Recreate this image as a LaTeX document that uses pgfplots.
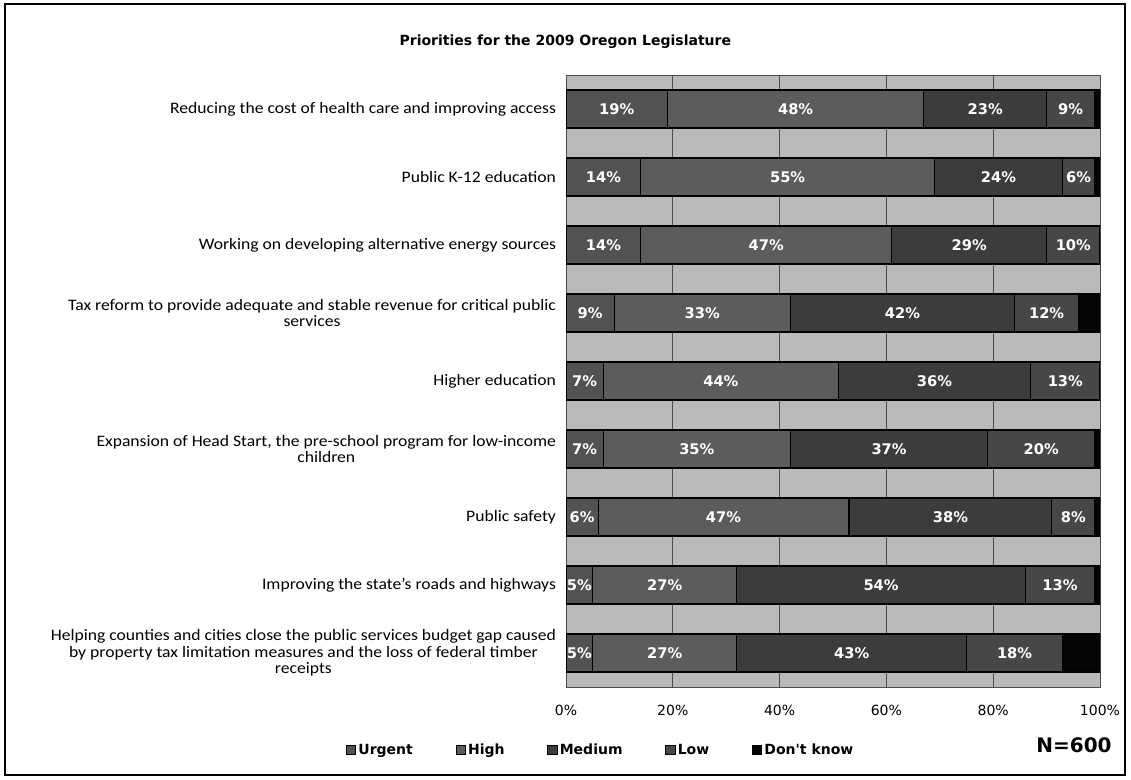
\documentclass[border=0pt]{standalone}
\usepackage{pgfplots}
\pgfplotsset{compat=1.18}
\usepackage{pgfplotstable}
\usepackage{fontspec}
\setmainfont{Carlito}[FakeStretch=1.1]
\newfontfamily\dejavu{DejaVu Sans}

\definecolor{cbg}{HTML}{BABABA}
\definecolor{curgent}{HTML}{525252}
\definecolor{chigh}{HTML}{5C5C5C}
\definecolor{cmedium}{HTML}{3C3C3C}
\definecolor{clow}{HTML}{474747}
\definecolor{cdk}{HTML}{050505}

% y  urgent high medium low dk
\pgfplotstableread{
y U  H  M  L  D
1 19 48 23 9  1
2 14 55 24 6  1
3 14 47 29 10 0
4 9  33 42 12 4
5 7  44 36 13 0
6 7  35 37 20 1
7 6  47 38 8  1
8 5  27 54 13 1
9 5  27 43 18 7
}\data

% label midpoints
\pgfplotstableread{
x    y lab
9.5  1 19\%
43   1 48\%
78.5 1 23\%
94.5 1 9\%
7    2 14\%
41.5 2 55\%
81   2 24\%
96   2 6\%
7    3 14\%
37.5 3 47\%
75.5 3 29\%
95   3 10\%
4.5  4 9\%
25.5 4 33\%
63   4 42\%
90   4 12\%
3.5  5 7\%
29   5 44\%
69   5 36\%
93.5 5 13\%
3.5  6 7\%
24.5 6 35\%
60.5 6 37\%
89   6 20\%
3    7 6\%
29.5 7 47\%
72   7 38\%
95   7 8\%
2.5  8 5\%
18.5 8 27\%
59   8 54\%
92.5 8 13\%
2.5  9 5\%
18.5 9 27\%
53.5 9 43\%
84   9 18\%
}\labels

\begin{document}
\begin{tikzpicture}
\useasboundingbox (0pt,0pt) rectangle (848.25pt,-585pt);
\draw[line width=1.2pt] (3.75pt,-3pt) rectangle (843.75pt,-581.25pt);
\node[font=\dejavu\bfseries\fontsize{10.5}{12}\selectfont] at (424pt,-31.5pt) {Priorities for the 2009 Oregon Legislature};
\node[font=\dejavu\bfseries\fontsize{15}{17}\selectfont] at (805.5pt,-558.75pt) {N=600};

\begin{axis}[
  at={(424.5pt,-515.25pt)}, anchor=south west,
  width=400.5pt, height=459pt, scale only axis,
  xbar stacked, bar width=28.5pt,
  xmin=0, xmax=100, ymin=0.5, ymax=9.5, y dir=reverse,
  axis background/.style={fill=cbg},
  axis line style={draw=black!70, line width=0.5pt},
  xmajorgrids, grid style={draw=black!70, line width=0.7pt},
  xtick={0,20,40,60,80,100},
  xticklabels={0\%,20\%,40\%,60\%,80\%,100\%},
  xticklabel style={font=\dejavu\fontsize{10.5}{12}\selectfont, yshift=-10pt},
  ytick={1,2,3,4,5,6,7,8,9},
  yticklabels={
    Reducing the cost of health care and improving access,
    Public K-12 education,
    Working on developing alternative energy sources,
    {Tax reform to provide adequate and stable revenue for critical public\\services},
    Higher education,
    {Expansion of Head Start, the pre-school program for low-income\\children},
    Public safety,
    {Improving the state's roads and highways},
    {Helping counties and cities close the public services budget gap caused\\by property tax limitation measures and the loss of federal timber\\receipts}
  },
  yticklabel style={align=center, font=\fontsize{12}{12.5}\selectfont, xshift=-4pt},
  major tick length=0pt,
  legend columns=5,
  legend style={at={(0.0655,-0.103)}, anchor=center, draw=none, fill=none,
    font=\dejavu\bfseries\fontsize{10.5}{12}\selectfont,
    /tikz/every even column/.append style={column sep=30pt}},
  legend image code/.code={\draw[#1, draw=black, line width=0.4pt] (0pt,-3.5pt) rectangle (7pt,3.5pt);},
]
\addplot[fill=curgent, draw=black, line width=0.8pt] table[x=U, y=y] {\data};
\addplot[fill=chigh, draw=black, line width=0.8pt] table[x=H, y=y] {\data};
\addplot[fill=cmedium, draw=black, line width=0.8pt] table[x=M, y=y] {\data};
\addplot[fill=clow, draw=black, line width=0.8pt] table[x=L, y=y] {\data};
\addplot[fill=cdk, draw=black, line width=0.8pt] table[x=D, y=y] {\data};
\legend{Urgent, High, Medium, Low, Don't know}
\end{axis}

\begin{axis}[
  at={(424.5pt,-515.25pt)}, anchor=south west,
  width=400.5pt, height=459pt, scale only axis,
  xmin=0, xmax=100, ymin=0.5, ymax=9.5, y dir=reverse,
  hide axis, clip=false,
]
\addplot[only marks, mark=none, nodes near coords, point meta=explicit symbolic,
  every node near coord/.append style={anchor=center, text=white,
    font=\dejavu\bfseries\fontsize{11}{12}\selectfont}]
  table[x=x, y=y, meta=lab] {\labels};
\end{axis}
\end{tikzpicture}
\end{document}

====================

▸ Set task: All of the data needs repeating exactly, but the pictures do not.

▸ Task result:
Recreate this image as a LaTeX document that uses pgfplots.
\documentclass[border=0pt]{standalone}
\usepackage{pgfplots}
\pgfplotsset{compat=1.18}
\usepackage{pgfplotstable}
\usepackage{fontspec}
\setmainfont{Carlito}[FakeStretch=1.1]
\newfontfamily\dejavu{DejaVu Sans}

\definecolor{cbg}{HTML}{BABABA}
\definecolor{curgent}{HTML}{525252}
\definecolor{chigh}{HTML}{5C5C5C}
\definecolor{cmedium}{HTML}{3C3C3C}
\definecolor{clow}{HTML}{474747}
\definecolor{cdk}{HTML}{050505}

% y  urgent high medium low dk
\pgfplotstableread{
y U  H  M  L  D
1 19 48 23 9  1
2 14 55 24 6  1
3 14 47 29 10 0
4 9  33 42 12 4
5 7  44 36 13 0
6 7  35 37 20 1
7 6  47 38 8  1
8 5  27 54 13 1
9 5  27 43 18 7
}\data

% label midpoints
\pgfplotstableread{
x    y lab
9.5  1 19\%
43   1 48\%
78.5 1 23\%
94.5 1 9\%
7    2 14\%
41.5 2 55\%
81   2 24\%
96   2 6\%
7    3 14\%
37.5 3 47\%
75.5 3 29\%
95   3 10\%
4.5  4 9\%
25.5 4 33\%
63   4 42\%
90   4 12\%
3.5  5 7\%
29   5 44\%
69   5 36\%
93.5 5 13\%
3.5  6 7\%
24.5 6 35\%
60.5 6 37\%
89   6 20\%
3    7 6\%
29.5 7 47\%
72   7 38\%
95   7 8\%
2.5  8 5\%
18.5 8 27\%
59   8 54\%
92.5 8 13\%
2.5  9 5\%
18.5 9 27\%
53.5 9 43\%
84   9 18\%
}\labels

\begin{document}
\begin{tikzpicture}
\useasboundingbox (0pt,0pt) rectangle (848.25pt,-585pt);
\draw[line width=1.2pt] (3.75pt,-3pt) rectangle (843.75pt,-581.25pt);
\node[font=\dejavu\bfseries\fontsize{10.5}{12}\selectfont] at (424pt,-31.5pt) {Priorities for the 2009 Oregon Legislature};
\node[font=\dejavu\bfseries\fontsize{15}{17}\selectfont] at (805.5pt,-558.75pt) {N=600};

\begin{axis}[
  at={(424.5pt,-515.25pt)}, anchor=south west,
  width=400.5pt, height=459pt, scale only axis,
  xbar stacked, bar width=28.5pt,
  xmin=0, xmax=100, ymin=0.5, ymax=9.5, y dir=reverse,
  axis background/.style={fill=cbg},
  axis line style={draw=black!70, line width=0.5pt},
  xmajorgrids, grid style={draw=black!70, line width=0.7pt},
  xtick={0,20,40,60,80,100},
  xticklabels={0\%,20\%,40\%,60\%,80\%,100\%},
  xticklabel style={font=\dejavu\fontsize{10.5}{12}\selectfont, yshift=-10pt},
  ytick={1,2,3,4,5,6,7,8,9},
  yticklabels={
    Reducing the cost of health care and improving access,
    Public K-12 education,
    Working on developing alternative energy sources,
    {Tax reform to provide adequate and stable revenue for critical public\\services},
    Higher education,
    {Expansion of Head Start, the pre-school program for low-income\\children},
    Public safety,
    {Improving the state's roads and highways},
    {Helping counties and cities close the public services budget gap caused\\by property tax limitation measures and the loss of federal timber\\receipts}
  },
  yticklabel style={align=center, font=\fontsize{12}{12.5}\selectfont, xshift=-4pt},
  major tick length=0pt,
  legend columns=5,
  legend style={at={(0.0655,-0.103)}, anchor=center, draw=none, fill=none,
    font=\dejavu\bfseries\fontsize{10.5}{12}\selectfont,
    /tikz/every even column/.append style={column sep=30pt}},
  legend image code/.code={\draw[#1, draw=black, line width=0.4pt] (0pt,-3.5pt) rectangle (7pt,3.5pt);},
]
\addplot[fill=curgent, draw=black, line width=0.8pt] table[x=U, y=y] {\data};
\addplot[fill=chigh, draw=black, line width=0.8pt] table[x=H, y=y] {\data};
\addplot[fill=cmedium, draw=black, line width=0.8pt] table[x=M, y=y] {\data};
\addplot[fill=clow, draw=black, line width=0.8pt] table[x=L, y=y] {\data};
\addplot[fill=cdk, draw=black, line width=0.8pt] table[x=D, y=y] {\data};
\legend{Urgent, High, Medium, Low, Don't know}
\end{axis}

\begin{axis}[
  at={(424.5pt,-515.25pt)}, anchor=south west,
  width=400.5pt, height=459pt, scale only axis,
  xmin=0, xmax=100, ymin=0.5, ymax=9.5, y dir=reverse,
  hide axis, clip=false,
]
\addplot[only marks, mark=none, nodes near coords, point meta=explicit symbolic,
  every node near coord/.append style={anchor=center, text=white,
    font=\dejavu\bfseries\fontsize{11}{12}\selectfont}]
  table[x=x, y=y, meta=lab] {\labels};
\end{axis}
\end{tikzpicture}
\end{document}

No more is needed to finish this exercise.